Before he became the illustrator of work by Lord Dunsany (principally), Arthur Machen and William Hope Hodgson, the fantastic artist Sidney Sime provided artwork for various periodicals, notably comic journals, such as
The Idler (which he owned and edited for a short period) and
Pick-Me-Up. The latter was a weekly penny journal of about eight flimsy pages containing satirical cartoons and light humorous prose.
The magazine generally had a theatre review column, ‘Through the Opera Glass’, and the issue for September 5, 1896, contains a two page notice of a comedy called
The Mummy. Sidney Sime provided portraits of the four leading players. These included Lionel Brough, by then a veteran comic actor, as the Mummy, and Elliott Page, who often performed in Wilde’s plays, as Hattie von Tassel-Smythe, the young woman who reanimates the ancient king. Sime's picture of the Mummy includes his rendition of the hieroglyphics on the papyrus used as a backdrop.
The review says: “
The Mummy is a thoroughly enjoyable farce, and it has had the advantage of being written by two gentlemen who appear to have a very good grip of the subject”. However, it neglects to name the authors.
The Mummy was in fact by George Day and Allan Reed, and originally produced at the Comedy Theatre in London, from 11 August 1896. It was later performed at the Garden Theatre, Broadway, from November 1896. It is barely mentioned in theatre histories and then only briefly, as a failure. There seem to be few further traces of the two writers. A copy of a poster for a touring production of the play, by the artist Hassall (1868-1948) is held by
The Victoria & Albert Museum.
The comedy had no doubt been produced in response to the contemporary vogue for Egyptology. The archaeologist E A Wallis-Budge had published his study
The Mummy: chapters on Egyptian funereal archaeology in 1893. Theo Douglas’ fantasy
Iras: A Mystery, in which an Egyptologist is haunted by the spirit of a mummy he has excavated, was published in the same year as the play. Other novels and stories involving mummies followed thickly through the late Victorian and Edwardian periods, but the play seems to be amongst the earliest yarns involving a revivified mummy.

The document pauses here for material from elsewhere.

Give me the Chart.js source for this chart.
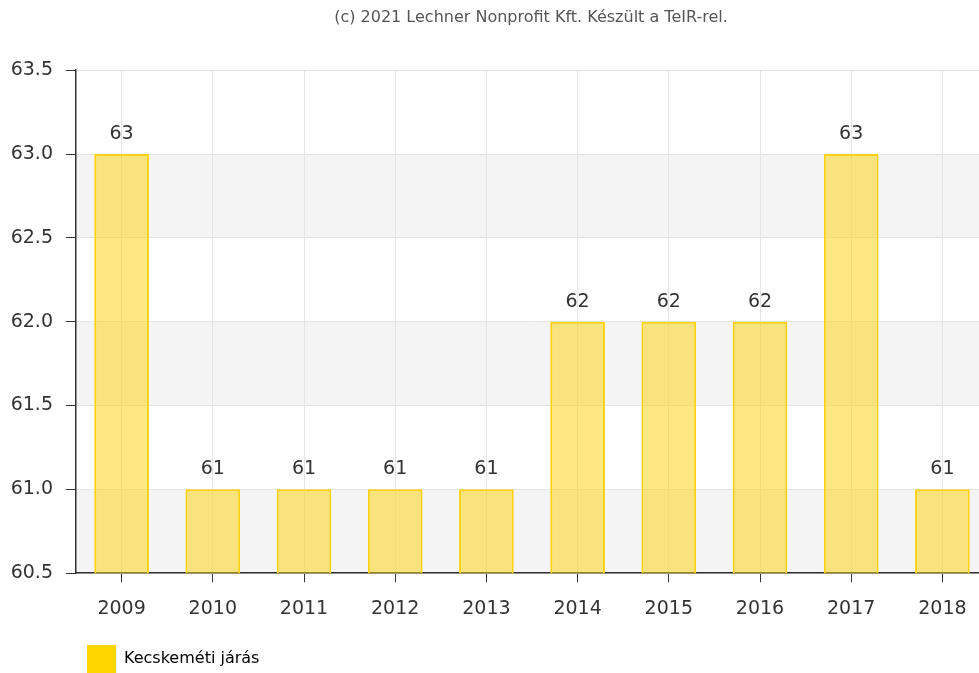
<!DOCTYPE html>
<html lang="hu">
<head>
<meta charset="utf-8">
<script src="https://cdn.jsdelivr.net/npm/chart.js@4.4.0/dist/chart.umd.min.js"></script>
<style>
  html, body { margin: 0; padding: 0; background: #fff; overflow: hidden; }
  #doboz { width: 1062px; height: 673px; }
</style>
</head>
<body>
<div id="doboz"><canvas id="grafikon" width="1062" height="673"></canvas></div>
<script>
// --- ADATOK ---
const EVEK = ['2009', '2010', '2011', '2012', '2013', '2014', '2015', '2016', '2017', '2018'];
const ERTEKEK = [63, 61, 61, 61, 61, 62, 62, 62, 63, 61];
const Y_TICKEK = [60.5, 61.0, 61.5, 62.0, 62.5, 63.0, 63.5];
const CIM = '(c) 2021 Lechner Nonprofit Kft. Készült a TeIR-rel.';
const SOROZAT_NEV = 'Kecskeméti járás';

const BETU = 'DejaVu Sans, Verdana, sans-serif';
const SZOVEG_SZIN = '#333';

// szürke sávok minden második osztás között
const savok = {
  id: 'savok',
  beforeDraw(chart) {
    const { ctx, chartArea, scales } = chart;
    const y = scales.y;
    ctx.save();
    ctx.fillStyle = '#f4f4f4';
    for (let i = 0; i < Y_TICKEK.length - 1; i += 2) {
      const felso = y.getPixelForValue(Y_TICKEK[i + 1]);
      const also = y.getPixelForValue(Y_TICKEK[i]);
      ctx.fillRect(chartArea.left, felso, chartArea.right - chartArea.left, also - felso);
    }
    ctx.restore();
  }
};

// értékek az oszlopok fölött
const feliratok = {
  id: 'feliratok',
  afterDatasetsDraw(chart) {
    const { ctx } = chart;
    const meta = chart.getDatasetMeta(0);
    ctx.save();
    ctx.font = '19px ' + BETU;
    ctx.fillStyle = SZOVEG_SZIN;
    ctx.textAlign = 'center';
    ctx.textBaseline = 'alphabetic';
    meta.data.forEach((bar, i) => {
      ctx.fillText(String(ERTEKEK[i]), bar.x, bar.y - 15);
    });
    ctx.restore();
  }
};

// cím és jelmagyarázat helyének igazítása
const igazitas = {
  id: 'igazitas',
  afterLayout(chart) {
    if (chart.titleBlock) chart.titleBlock.right = chart.width;
    if (chart.legend) chart.legend.left = 87;
  }
};

new Chart(document.getElementById('grafikon'), {
  type: 'bar',
  data: {
    labels: EVEK,
    datasets: [{
      label: SOROZAT_NEV,
      data: ERTEKEK,
      backgroundColor: 'rgba(252, 210, 20, 0.52)',
      borderColor: '#fcd214',
      borderWidth: 2,
      barPercentage: 0.6,
      categoryPercentage: 1.0
    }]
  },
  options: {
    responsive: false,
    animation: false,
    devicePixelRatio: 1,
    layout: { padding: { left: 0, right: 74, top: 0, bottom: -10 } },
    scales: {
      x: {
        afterFit: s => { s.height += 10; },
        grid: { color: '#e4e4e4', offset: false, tickColor: SZOVEG_SZIN, tickLength: 9, lineWidth: 1 },
        border: { color: SZOVEG_SZIN, width: 1.5 },
        ticks: { color: SZOVEG_SZIN, font: { family: BETU, size: 19 }, padding: 15, maxRotation: 0 }
      },
      y: {
        min: 60.5,
        max: 63.5,
        afterBuildTicks: s => { s.ticks = Y_TICKEK.map(v => ({ value: v })); },
        afterFit: s => { s.width = 76; },
        grid: { color: '#e4e4e4', tickColor: SZOVEG_SZIN, tickLength: 10 },
        border: { color: SZOVEG_SZIN, width: 1.5 },
        ticks: {
          color: SZOVEG_SZIN,
          font: { family: BETU, size: 19 },
          padding: 13,
          callback: v => Number(v).toFixed(1)
        }
      }
    },
    plugins: {
      title: {
        display: true,
        text: CIM,
        color: '#555',
        font: { family: BETU, size: 16, weight: 'normal' },
        padding: { top: 8, bottom: 43 }
      },
      legend: {
        position: 'bottom',
        align: 'start',
        labels: {
          color: SZOVEG_SZIN,
          font: { family: BETU, size: 16 },
          boxWidth: 29,
          boxHeight: 28,
          padding: 0,
          generateLabels: () => [{
            text: SOROZAT_NEV,
            fillStyle: '#ffd700',
            strokeStyle: '#ffd700',
            lineWidth: 0,
            hidden: false,
            datasetIndex: 0
          }]
        }
      },
      tooltip: { enabled: false }
    }
  },
  plugins: [savok, feliratok, igazitas]
});
</script>
</body>
</html>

Day & Reed’s farce does not seem to be discussed in
The Mummy’s Curse by Roger Luckhurst (2014), the most recent study of the mummy in popular culture. The
Pick-Me-Up review, by ‘Jingle’, gives an account of the plot. Professor Garsop “conceives the brilliant idea of putting his antiquity under the influence of a galvanising battery with the view of restoring it to life”. But before he can complete his work, “a mischievous girl, who is staying with the Professor on a visit, sets the machinery going for a lark, and the lark goes on all the evening in a very delightful manner”.
The revivified pharaoh, inevitably called Rameses, relishes his new existence, and the rest of the play seems to revolve around mistaken identities, with the mummy thought to be the Professor himself throughout most of it: under this illusion two young journalists take Rameses out for a drink or several, with comic consequences. The play concludes with a piece of stage conjuring: the mummy climbs back into his casket and when the lid is opened again nothing is left but his cerements.